_EXERCISE_. Pull out every line with the word "diagram".

_RECORDS SUPPLIED_.
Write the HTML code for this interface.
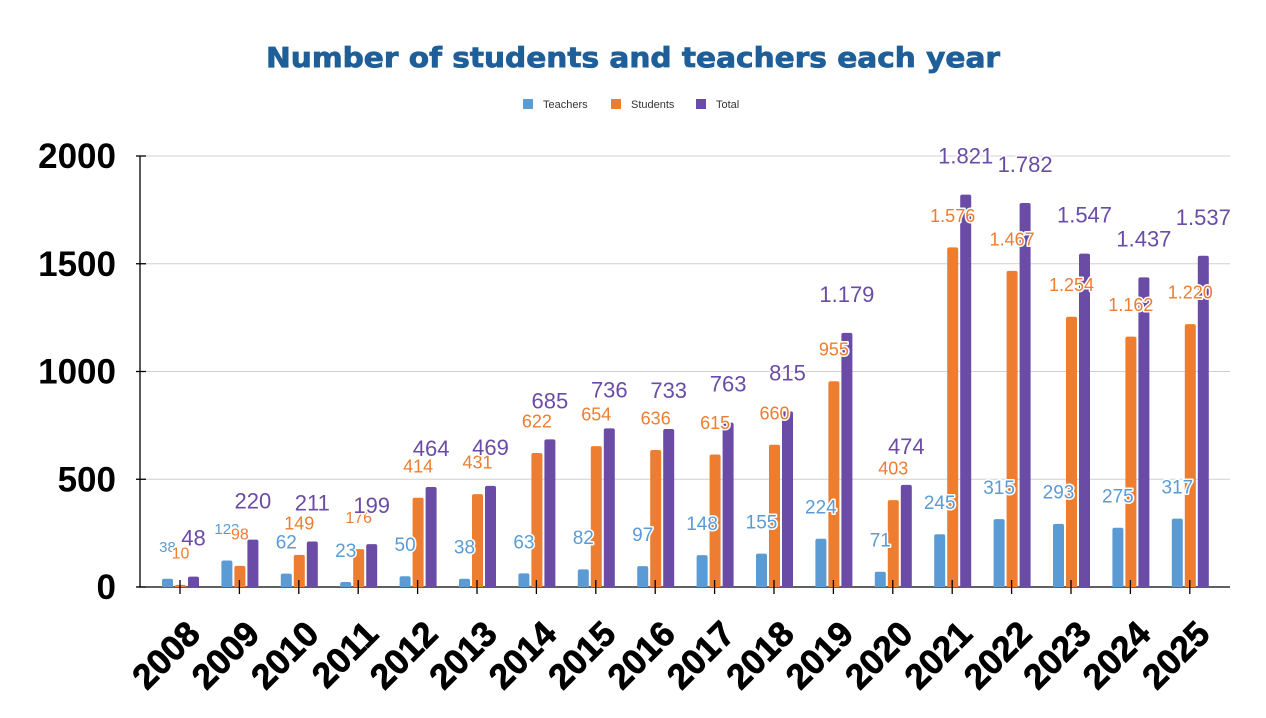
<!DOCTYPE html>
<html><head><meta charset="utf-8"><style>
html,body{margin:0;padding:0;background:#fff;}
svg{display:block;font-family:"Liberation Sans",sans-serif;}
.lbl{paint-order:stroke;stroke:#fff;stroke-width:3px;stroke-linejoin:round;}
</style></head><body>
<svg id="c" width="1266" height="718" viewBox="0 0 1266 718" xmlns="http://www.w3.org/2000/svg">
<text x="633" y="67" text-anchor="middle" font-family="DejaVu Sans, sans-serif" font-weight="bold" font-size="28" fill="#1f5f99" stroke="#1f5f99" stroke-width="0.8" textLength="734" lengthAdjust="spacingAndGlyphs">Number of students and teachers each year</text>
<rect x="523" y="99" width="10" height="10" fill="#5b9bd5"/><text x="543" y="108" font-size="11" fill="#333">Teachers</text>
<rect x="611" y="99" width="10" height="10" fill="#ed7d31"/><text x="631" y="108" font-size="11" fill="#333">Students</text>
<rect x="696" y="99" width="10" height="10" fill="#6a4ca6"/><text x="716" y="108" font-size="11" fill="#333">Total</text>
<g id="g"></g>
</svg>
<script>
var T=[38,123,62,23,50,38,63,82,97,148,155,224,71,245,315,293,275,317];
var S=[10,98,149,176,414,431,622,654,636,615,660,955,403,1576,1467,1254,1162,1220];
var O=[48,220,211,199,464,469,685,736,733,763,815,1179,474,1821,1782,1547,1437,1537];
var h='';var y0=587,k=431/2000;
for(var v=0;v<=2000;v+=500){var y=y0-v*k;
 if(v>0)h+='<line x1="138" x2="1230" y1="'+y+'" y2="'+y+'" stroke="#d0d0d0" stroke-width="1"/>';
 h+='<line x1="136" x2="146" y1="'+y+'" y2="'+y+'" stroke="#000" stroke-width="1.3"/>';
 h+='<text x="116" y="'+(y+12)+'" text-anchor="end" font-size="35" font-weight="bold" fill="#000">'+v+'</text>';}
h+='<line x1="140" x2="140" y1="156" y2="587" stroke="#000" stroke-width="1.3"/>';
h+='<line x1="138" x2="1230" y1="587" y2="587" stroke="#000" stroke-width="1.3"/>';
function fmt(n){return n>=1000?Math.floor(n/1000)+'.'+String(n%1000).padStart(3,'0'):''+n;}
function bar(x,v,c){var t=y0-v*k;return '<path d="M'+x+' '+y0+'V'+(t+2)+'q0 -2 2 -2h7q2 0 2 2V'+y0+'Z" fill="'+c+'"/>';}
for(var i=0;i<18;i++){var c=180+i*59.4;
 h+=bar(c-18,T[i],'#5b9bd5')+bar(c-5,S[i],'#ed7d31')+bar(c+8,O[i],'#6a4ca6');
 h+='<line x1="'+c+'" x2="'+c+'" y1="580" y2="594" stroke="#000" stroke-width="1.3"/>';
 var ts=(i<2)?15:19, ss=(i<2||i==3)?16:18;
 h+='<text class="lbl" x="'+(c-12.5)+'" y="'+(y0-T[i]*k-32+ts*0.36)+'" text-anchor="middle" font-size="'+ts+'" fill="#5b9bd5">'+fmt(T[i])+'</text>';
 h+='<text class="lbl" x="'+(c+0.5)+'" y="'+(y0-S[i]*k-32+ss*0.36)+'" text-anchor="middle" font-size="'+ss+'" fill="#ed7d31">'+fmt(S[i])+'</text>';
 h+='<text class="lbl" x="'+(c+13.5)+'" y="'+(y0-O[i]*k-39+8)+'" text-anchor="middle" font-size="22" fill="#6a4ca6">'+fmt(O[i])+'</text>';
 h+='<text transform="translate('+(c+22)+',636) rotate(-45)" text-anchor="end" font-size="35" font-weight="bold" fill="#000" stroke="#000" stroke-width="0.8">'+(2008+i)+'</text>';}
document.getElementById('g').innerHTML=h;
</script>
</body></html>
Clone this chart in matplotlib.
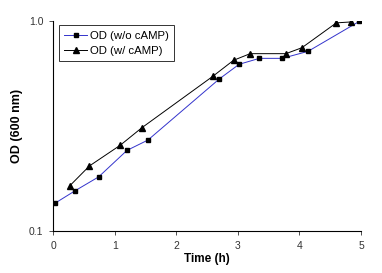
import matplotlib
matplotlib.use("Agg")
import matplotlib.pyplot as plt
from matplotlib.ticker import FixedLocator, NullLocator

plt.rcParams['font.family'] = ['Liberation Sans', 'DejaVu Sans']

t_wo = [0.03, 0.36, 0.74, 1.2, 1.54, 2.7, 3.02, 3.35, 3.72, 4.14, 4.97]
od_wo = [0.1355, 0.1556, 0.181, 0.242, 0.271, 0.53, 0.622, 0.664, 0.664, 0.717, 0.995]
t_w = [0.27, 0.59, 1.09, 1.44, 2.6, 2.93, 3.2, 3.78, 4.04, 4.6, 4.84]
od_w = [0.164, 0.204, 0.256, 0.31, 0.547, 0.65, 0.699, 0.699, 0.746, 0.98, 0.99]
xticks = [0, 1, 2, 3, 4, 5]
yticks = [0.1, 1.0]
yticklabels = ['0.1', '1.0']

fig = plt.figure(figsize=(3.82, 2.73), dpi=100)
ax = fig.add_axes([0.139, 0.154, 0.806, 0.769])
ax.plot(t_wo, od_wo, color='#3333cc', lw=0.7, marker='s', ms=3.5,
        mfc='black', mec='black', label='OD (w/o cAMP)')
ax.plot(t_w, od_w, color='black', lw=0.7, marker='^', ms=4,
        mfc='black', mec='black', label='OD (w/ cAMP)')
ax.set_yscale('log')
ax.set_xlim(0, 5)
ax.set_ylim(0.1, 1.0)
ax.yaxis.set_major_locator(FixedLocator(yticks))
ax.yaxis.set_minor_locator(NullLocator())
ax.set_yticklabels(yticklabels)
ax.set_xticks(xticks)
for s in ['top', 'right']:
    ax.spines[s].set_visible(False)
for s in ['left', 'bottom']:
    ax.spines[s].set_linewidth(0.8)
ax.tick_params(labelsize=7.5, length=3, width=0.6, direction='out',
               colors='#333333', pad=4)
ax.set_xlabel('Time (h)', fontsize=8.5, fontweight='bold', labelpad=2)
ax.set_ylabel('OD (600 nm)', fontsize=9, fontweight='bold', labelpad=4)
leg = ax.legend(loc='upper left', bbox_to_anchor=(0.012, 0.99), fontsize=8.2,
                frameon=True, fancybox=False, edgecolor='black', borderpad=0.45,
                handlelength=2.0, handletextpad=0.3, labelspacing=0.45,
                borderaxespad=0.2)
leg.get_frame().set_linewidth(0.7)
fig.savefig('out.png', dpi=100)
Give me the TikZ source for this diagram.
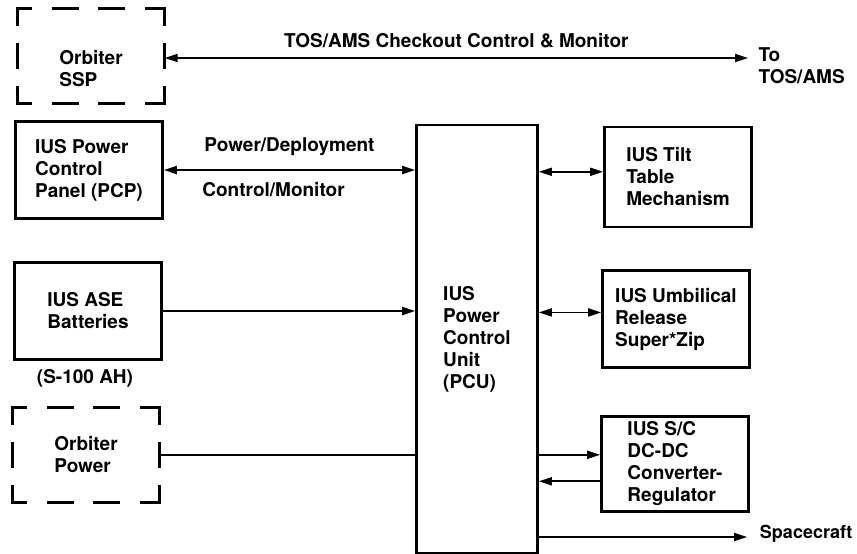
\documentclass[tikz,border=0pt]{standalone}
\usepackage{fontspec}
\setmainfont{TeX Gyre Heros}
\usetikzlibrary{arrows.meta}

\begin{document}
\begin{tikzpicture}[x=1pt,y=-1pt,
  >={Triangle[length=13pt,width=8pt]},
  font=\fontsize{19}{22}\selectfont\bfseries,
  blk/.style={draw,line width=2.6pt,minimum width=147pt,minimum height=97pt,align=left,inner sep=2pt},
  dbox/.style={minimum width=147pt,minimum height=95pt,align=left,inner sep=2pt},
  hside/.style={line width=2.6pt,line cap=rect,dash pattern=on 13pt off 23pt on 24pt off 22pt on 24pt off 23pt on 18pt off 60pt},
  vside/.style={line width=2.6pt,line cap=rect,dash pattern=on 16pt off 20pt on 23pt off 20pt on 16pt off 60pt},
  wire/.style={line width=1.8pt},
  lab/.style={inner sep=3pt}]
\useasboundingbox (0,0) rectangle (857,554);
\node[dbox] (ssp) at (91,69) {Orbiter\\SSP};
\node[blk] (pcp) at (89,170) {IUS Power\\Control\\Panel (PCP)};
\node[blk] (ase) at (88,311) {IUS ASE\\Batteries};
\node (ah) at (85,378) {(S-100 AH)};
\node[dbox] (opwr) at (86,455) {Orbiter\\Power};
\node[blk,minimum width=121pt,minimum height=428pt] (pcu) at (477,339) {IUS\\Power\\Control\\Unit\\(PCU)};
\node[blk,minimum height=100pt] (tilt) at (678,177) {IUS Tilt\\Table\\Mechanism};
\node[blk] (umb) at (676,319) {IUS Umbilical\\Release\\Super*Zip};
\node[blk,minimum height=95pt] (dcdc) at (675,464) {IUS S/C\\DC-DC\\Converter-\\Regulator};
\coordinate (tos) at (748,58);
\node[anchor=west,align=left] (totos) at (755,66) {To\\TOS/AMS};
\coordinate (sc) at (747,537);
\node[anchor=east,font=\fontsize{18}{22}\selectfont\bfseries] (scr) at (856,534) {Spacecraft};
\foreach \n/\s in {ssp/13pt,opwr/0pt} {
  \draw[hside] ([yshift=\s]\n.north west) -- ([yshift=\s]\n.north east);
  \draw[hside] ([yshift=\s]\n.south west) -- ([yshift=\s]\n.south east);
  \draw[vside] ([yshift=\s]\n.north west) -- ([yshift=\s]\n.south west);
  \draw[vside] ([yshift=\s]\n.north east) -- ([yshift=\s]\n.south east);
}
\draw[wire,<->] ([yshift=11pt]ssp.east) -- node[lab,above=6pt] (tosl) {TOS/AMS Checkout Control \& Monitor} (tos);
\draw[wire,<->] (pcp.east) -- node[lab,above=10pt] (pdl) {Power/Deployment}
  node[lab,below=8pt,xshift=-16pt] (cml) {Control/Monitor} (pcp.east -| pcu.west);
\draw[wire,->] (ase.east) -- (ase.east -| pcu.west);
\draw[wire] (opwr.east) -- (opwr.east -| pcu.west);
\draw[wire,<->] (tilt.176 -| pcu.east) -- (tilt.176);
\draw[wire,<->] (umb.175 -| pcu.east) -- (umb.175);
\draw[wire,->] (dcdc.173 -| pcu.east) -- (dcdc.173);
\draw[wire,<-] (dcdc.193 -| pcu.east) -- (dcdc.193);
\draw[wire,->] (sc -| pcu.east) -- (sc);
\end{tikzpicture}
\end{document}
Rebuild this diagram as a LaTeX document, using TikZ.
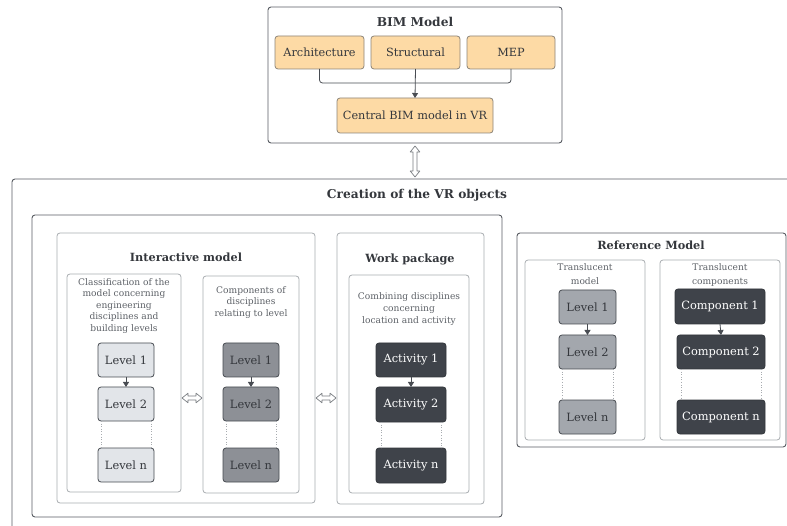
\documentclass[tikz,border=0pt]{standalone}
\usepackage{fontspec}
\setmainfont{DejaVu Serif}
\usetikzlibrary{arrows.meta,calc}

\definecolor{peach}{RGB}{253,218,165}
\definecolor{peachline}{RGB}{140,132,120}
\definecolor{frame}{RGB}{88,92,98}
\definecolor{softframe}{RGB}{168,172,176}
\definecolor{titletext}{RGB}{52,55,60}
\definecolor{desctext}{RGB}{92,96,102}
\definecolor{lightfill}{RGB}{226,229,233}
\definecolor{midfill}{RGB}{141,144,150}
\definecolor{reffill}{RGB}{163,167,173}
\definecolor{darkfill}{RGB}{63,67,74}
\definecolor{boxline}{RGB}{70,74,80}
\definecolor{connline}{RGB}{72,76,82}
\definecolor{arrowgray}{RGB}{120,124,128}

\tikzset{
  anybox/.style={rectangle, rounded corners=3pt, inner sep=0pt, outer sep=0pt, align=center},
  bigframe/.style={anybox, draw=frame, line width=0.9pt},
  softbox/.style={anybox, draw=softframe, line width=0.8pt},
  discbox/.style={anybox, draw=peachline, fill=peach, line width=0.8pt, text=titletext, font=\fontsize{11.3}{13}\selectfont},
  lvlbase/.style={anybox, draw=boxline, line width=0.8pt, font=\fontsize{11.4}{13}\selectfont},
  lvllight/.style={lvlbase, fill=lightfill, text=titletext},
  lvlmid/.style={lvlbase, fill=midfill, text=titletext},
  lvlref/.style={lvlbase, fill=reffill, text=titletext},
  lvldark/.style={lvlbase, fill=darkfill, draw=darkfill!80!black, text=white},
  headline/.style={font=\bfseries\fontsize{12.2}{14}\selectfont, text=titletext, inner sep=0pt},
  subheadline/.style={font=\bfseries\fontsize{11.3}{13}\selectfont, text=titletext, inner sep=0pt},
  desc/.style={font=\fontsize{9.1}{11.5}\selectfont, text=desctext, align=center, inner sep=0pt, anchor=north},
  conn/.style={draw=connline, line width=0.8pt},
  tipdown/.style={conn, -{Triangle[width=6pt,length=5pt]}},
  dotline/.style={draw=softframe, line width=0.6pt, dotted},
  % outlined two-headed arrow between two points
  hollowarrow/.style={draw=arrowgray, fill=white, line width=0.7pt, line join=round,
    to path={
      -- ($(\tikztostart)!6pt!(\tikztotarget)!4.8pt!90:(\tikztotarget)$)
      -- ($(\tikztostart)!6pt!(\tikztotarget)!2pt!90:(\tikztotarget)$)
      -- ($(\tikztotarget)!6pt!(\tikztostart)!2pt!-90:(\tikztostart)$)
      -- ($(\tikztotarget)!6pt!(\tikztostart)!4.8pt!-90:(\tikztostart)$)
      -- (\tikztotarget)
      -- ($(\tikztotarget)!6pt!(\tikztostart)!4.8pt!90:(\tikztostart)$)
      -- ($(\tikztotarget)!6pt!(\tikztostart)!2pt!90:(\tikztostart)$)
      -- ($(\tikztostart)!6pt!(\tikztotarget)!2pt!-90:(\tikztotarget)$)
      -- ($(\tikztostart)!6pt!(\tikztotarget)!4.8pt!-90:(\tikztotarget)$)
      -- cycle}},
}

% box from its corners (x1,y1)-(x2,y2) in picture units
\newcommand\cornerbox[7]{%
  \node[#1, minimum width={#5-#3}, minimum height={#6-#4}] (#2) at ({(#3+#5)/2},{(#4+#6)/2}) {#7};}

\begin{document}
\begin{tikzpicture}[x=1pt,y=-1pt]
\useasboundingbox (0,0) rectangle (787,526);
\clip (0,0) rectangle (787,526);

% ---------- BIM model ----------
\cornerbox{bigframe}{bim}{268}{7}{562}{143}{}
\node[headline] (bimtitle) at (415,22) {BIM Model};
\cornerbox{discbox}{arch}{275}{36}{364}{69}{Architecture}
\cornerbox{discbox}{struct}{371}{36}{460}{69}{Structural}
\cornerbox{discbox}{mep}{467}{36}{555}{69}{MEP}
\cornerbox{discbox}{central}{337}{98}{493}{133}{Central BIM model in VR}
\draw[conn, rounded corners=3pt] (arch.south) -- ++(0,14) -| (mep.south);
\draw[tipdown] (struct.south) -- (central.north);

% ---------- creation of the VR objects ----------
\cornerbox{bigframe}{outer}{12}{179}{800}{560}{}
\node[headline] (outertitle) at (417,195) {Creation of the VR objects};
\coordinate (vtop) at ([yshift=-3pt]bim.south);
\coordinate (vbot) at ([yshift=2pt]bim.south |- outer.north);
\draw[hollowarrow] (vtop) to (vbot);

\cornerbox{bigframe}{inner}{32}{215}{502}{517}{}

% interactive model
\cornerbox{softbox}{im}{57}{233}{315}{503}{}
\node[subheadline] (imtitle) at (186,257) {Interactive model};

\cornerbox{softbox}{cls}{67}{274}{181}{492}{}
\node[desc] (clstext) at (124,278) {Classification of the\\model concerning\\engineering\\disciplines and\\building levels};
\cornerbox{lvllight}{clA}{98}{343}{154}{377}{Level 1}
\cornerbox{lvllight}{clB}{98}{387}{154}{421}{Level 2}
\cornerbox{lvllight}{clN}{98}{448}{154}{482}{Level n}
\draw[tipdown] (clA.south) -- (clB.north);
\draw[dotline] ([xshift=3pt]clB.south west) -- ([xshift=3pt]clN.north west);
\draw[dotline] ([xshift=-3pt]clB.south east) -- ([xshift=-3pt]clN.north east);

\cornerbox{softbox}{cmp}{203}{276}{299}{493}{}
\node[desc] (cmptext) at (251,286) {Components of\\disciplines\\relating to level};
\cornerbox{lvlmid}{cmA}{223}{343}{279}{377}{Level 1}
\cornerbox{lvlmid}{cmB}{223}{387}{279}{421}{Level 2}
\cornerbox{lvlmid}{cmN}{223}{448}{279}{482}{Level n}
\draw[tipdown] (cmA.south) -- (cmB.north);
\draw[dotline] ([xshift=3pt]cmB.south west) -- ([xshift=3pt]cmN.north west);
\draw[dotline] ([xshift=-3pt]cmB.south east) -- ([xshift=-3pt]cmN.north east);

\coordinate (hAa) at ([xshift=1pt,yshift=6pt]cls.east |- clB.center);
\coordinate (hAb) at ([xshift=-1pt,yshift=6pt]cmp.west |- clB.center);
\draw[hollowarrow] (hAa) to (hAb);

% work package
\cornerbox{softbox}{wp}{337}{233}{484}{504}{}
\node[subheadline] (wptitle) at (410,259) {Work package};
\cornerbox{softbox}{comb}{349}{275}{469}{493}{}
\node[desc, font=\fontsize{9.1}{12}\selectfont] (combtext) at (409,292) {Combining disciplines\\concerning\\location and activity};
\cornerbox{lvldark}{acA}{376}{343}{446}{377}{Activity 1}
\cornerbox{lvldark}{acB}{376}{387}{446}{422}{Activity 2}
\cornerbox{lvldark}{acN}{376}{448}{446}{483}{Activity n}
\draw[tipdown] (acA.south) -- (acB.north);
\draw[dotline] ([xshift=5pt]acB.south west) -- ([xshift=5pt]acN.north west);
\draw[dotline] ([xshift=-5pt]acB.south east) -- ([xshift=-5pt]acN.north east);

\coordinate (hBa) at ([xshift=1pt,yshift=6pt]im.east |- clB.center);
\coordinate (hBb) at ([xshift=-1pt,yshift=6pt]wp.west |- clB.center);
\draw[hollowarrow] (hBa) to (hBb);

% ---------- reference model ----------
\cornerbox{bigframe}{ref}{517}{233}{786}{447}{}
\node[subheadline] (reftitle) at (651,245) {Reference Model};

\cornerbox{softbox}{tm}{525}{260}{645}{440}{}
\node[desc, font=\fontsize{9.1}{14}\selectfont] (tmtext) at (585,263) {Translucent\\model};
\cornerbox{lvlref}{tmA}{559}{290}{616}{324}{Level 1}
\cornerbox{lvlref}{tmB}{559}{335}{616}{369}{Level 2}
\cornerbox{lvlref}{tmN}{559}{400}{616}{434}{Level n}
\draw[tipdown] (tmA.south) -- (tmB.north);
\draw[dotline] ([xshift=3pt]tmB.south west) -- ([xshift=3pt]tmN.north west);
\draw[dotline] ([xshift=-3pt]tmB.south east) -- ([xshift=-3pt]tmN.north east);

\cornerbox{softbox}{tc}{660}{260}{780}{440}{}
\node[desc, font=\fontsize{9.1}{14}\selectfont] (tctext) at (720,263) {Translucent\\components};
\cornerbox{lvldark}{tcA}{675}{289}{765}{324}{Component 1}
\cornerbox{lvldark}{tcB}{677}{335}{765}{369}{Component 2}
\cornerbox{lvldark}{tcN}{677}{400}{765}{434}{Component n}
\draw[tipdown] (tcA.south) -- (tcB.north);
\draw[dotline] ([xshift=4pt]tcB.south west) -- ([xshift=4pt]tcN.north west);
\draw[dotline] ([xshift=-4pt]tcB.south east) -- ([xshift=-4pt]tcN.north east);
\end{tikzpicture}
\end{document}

_SOLUTION FOR THIS PROBLEM_.
Give me the TikZ source for this diagram.
Rebuild this diagram as a LaTeX document, using TikZ.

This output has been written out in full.